Written problem ::
All lines below must be repeated exactly, with the pictures omitted.

Recorded information ::
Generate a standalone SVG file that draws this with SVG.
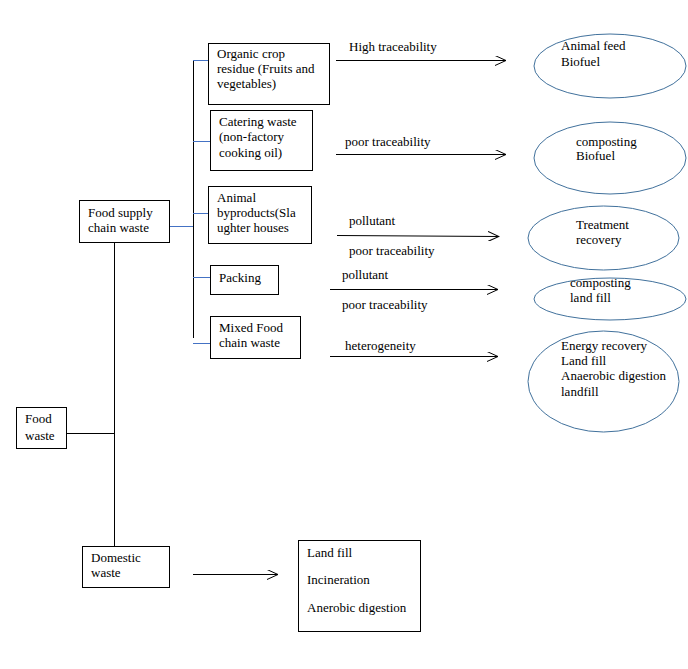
<svg xmlns="http://www.w3.org/2000/svg" width="688" height="669" viewBox="0 0 688 669">
<style>
text{font-family:"Liberation Serif","Times New Roman",serif;font-size:13px;fill:#000}
.box{fill:#fff;stroke:#000;stroke-width:1}
.ell{fill:#fff;stroke:#41719C;stroke-width:1}
.blk{stroke:#000;stroke-width:1;fill:none}
.blu{stroke:#4472C4;stroke-width:1;fill:none}
.arr{stroke:#000;stroke-width:1;fill:none;marker-end:url(#ah)}
</style>
<defs>
<marker id="ah" markerWidth="12" markerHeight="10" refX="11" refY="5" orient="auto" markerUnits="userSpaceOnUse">
<path d="M0,0 L11,5 L0,10" fill="none" stroke="#000" stroke-width="1"/>
</marker>
</defs>
<rect width="688" height="669" fill="#fff"/>
<g id="connectors">
<line class="blk" x1="193.5" y1="60" x2="193.5" y2="338"/>
<line class="blu" x1="193" y1="60.5" x2="210" y2="60.5"/>
<line class="blu" x1="193" y1="141.5" x2="210" y2="141.5"/>
<line class="blu" x1="193" y1="213.5" x2="208" y2="213.5"/>
<line class="blu" x1="169" y1="226.5" x2="193" y2="226.5"/>
<line class="blu" x1="193" y1="277.5" x2="210" y2="277.5"/>
<line class="blu" x1="193" y1="343.5" x2="210" y2="343.5"/>
<line class="blk" x1="114.5" y1="242" x2="114.5" y2="546"/>
<line class="blk" x1="66" y1="433.5" x2="114" y2="433.5"/>
<line class="arr" x1="336" y1="60.5" x2="506" y2="60.5"/>
<line class="arr" x1="336" y1="154.5" x2="506" y2="154.5"/>
<line class="arr" x1="337" y1="235.5" x2="499" y2="236.5"/>
<line class="arr" x1="330" y1="289.5" x2="498" y2="289.5"/>
<line class="arr" x1="330" y1="356.5" x2="498" y2="356.5"/>
<line class="arr" x1="193" y1="574.5" x2="278" y2="574.5"/>
<text x="349" y="51">High traceability</text>
<text x="345" y="146">poor traceability</text>
<text x="349" y="225">pollutant</text>
<text x="349" y="255">poor traceability</text>
<text x="342" y="279">pollutant</text>
<text x="342" y="309">poor traceability</text>
<text x="345" y="350">heterogeneity</text>
</g>
<g id="organic">
<rect class="box" x="208.5" y="43.5" width="121" height="61"/>
<text x="217" y="58">Organic crop</text>
<text x="217" y="73">residue (Fruits and</text>
<text x="217" y="88">vegetables)</text>
</g>
<g id="catering">
<rect class="box" x="210.5" y="110.5" width="102" height="60"/>
<text x="219" y="126">Catering waste</text>
<text x="219" y="141">(non-factory</text>
<text x="219" y="157">cooking oil)</text>
</g>
<g id="animal">
<rect class="box" x="208.5" y="186.5" width="103" height="57"/>
<text x="217" y="202">Animal</text>
<text x="217" y="217">byproducts(Sla</text>
<text x="217" y="232">ughter houses</text>
</g>
<g id="packing">
<rect class="box" x="210.5" y="265.5" width="68" height="29"/>
<text x="219" y="282">Packing</text>
</g>
<g id="mixed">
<rect class="box" x="210.5" y="316.5" width="90" height="42"/>
<text x="219" y="332">Mixed Food</text>
<text x="219" y="347">chain waste</text>
</g>
<g id="supply">
<rect class="box" x="79.5" y="200.5" width="90" height="42"/>
<text x="88" y="217">Food supply</text>
<text x="88" y="232">chain waste</text>
</g>
<g id="foodwaste">
<rect class="box" x="16.5" y="407.5" width="50" height="41"/>
<text x="25" y="423">Food</text>
<text x="25" y="440">waste</text>
</g>
<g id="domestic">
<rect class="box" x="82.5" y="546.5" width="87" height="41"/>
<text x="91" y="562">Domestic</text>
<text x="91" y="577">waste</text>
</g>
<g id="domestic-out">
<rect class="box" x="298.5" y="540.5" width="122" height="91"/>
<text x="307" y="557">Land fill</text>
<text x="307" y="584">Incineration</text>
<text x="307" y="612">Anerobic digestion</text>
</g>
<g id="e1">
<ellipse class="ell" cx="610" cy="66" rx="76" ry="32"/>
<text x="561" y="50">Animal feed</text>
<text x="561" y="66">Biofuel</text>
</g>
<g id="e2">
<ellipse class="ell" cx="610" cy="158" rx="76" ry="36"/>
<text x="576" y="146">composting</text>
<text x="576" y="160">Biofuel</text>
</g>
<g id="e3">
<ellipse class="ell" cx="603.5" cy="238" rx="75.5" ry="32"/>
<text x="576" y="229">Treatment</text>
<text x="576" y="244">recovery</text>
</g>
<g id="e4">
<ellipse class="ell" cx="610" cy="299" rx="76" ry="21"/>
<text x="570" y="287">composting</text>
<text x="570" y="302">land fill</text>
</g>
<g id="e5">
<ellipse class="ell" cx="603.5" cy="381.5" rx="75.5" ry="50.5"/>
<text x="561" y="350">Energy recovery</text>
<text x="561" y="365">Land fill</text>
<text x="561" y="380">Anaerobic digestion</text>
<text x="561" y="396">landfill</text>
</g>
</svg>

Expected answer ::
Generate a standalone SVG file that draws this with SVG.
<svg xmlns="http://www.w3.org/2000/svg" width="688" height="669" viewBox="0 0 688 669">
<style>
text{font-family:"Liberation Serif","Times New Roman",serif;font-size:13px;fill:#000}
.box{fill:#fff;stroke:#000;stroke-width:1}
.ell{fill:#fff;stroke:#41719C;stroke-width:1}
.blk{stroke:#000;stroke-width:1;fill:none}
.blu{stroke:#4472C4;stroke-width:1;fill:none}
.arr{stroke:#000;stroke-width:1;fill:none;marker-end:url(#ah)}
</style>
<defs>
<marker id="ah" markerWidth="12" markerHeight="10" refX="11" refY="5" orient="auto" markerUnits="userSpaceOnUse">
<path d="M0,0 L11,5 L0,10" fill="none" stroke="#000" stroke-width="1"/>
</marker>
</defs>
<rect width="688" height="669" fill="#fff"/>
<g id="connectors">
<line class="blk" x1="193.5" y1="60" x2="193.5" y2="338"/>
<line class="blu" x1="193" y1="60.5" x2="210" y2="60.5"/>
<line class="blu" x1="193" y1="141.5" x2="210" y2="141.5"/>
<line class="blu" x1="193" y1="213.5" x2="208" y2="213.5"/>
<line class="blu" x1="169" y1="226.5" x2="193" y2="226.5"/>
<line class="blu" x1="193" y1="277.5" x2="210" y2="277.5"/>
<line class="blu" x1="193" y1="343.5" x2="210" y2="343.5"/>
<line class="blk" x1="114.5" y1="242" x2="114.5" y2="546"/>
<line class="blk" x1="66" y1="433.5" x2="114" y2="433.5"/>
<line class="arr" x1="336" y1="60.5" x2="506" y2="60.5"/>
<line class="arr" x1="336" y1="154.5" x2="506" y2="154.5"/>
<line class="arr" x1="337" y1="235.5" x2="499" y2="236.5"/>
<line class="arr" x1="330" y1="289.5" x2="498" y2="289.5"/>
<line class="arr" x1="330" y1="356.5" x2="498" y2="356.5"/>
<line class="arr" x1="193" y1="574.5" x2="278" y2="574.5"/>
<text x="349" y="51">High traceability</text>
<text x="345" y="146">poor traceability</text>
<text x="349" y="225">pollutant</text>
<text x="349" y="255">poor traceability</text>
<text x="342" y="279">pollutant</text>
<text x="342" y="309">poor traceability</text>
<text x="345" y="350">heterogeneity</text>
</g>
<g id="organic">
<rect class="box" x="208.5" y="43.5" width="121" height="61"/>
<text x="217" y="58">Organic crop</text>
<text x="217" y="73">residue (Fruits and</text>
<text x="217" y="88">vegetables)</text>
</g>
<g id="catering">
<rect class="box" x="210.5" y="110.5" width="102" height="60"/>
<text x="219" y="126">Catering waste</text>
<text x="219" y="141">(non-factory</text>
<text x="219" y="157">cooking oil)</text>
</g>
<g id="animal">
<rect class="box" x="208.5" y="186.5" width="103" height="57"/>
<text x="217" y="202">Animal</text>
<text x="217" y="217">byproducts(Sla</text>
<text x="217" y="232">ughter houses</text>
</g>
<g id="packing">
<rect class="box" x="210.5" y="265.5" width="68" height="29"/>
<text x="219" y="282">Packing</text>
</g>
<g id="mixed">
<rect class="box" x="210.5" y="316.5" width="90" height="42"/>
<text x="219" y="332">Mixed Food</text>
<text x="219" y="347">chain waste</text>
</g>
<g id="supply">
<rect class="box" x="79.5" y="200.5" width="90" height="42"/>
<text x="88" y="217">Food supply</text>
<text x="88" y="232">chain waste</text>
</g>
<g id="foodwaste">
<rect class="box" x="16.5" y="407.5" width="50" height="41"/>
<text x="25" y="423">Food</text>
<text x="25" y="440">waste</text>
</g>
<g id="domestic">
<rect class="box" x="82.5" y="546.5" width="87" height="41"/>
<text x="91" y="562">Domestic</text>
<text x="91" y="577">waste</text>
</g>
<g id="domestic-out">
<rect class="box" x="298.5" y="540.5" width="122" height="91"/>
<text x="307" y="557">Land fill</text>
<text x="307" y="584">Incineration</text>
<text x="307" y="612">Anerobic digestion</text>
</g>
<g id="e1">
<ellipse class="ell" cx="610" cy="66" rx="76" ry="32"/>
<text x="561" y="50">Animal feed</text>
<text x="561" y="66">Biofuel</text>
</g>
<g id="e2">
<ellipse class="ell" cx="610" cy="158" rx="76" ry="36"/>
<text x="576" y="146">composting</text>
<text x="576" y="160">Biofuel</text>
</g>
<g id="e3">
<ellipse class="ell" cx="603.5" cy="238" rx="75.5" ry="32"/>
<text x="576" y="229">Treatment</text>
<text x="576" y="244">recovery</text>
</g>
<g id="e4">
<ellipse class="ell" cx="610" cy="299" rx="76" ry="21"/>
<text x="570" y="287">composting</text>
<text x="570" y="302">land fill</text>
</g>
<g id="e5">
<ellipse class="ell" cx="603.5" cy="381.5" rx="75.5" ry="50.5"/>
<text x="561" y="350">Energy recovery</text>
<text x="561" y="365">Land fill</text>
<text x="561" y="380">Anaerobic digestion</text>
<text x="561" y="396">landfill</text>
</g>
</svg>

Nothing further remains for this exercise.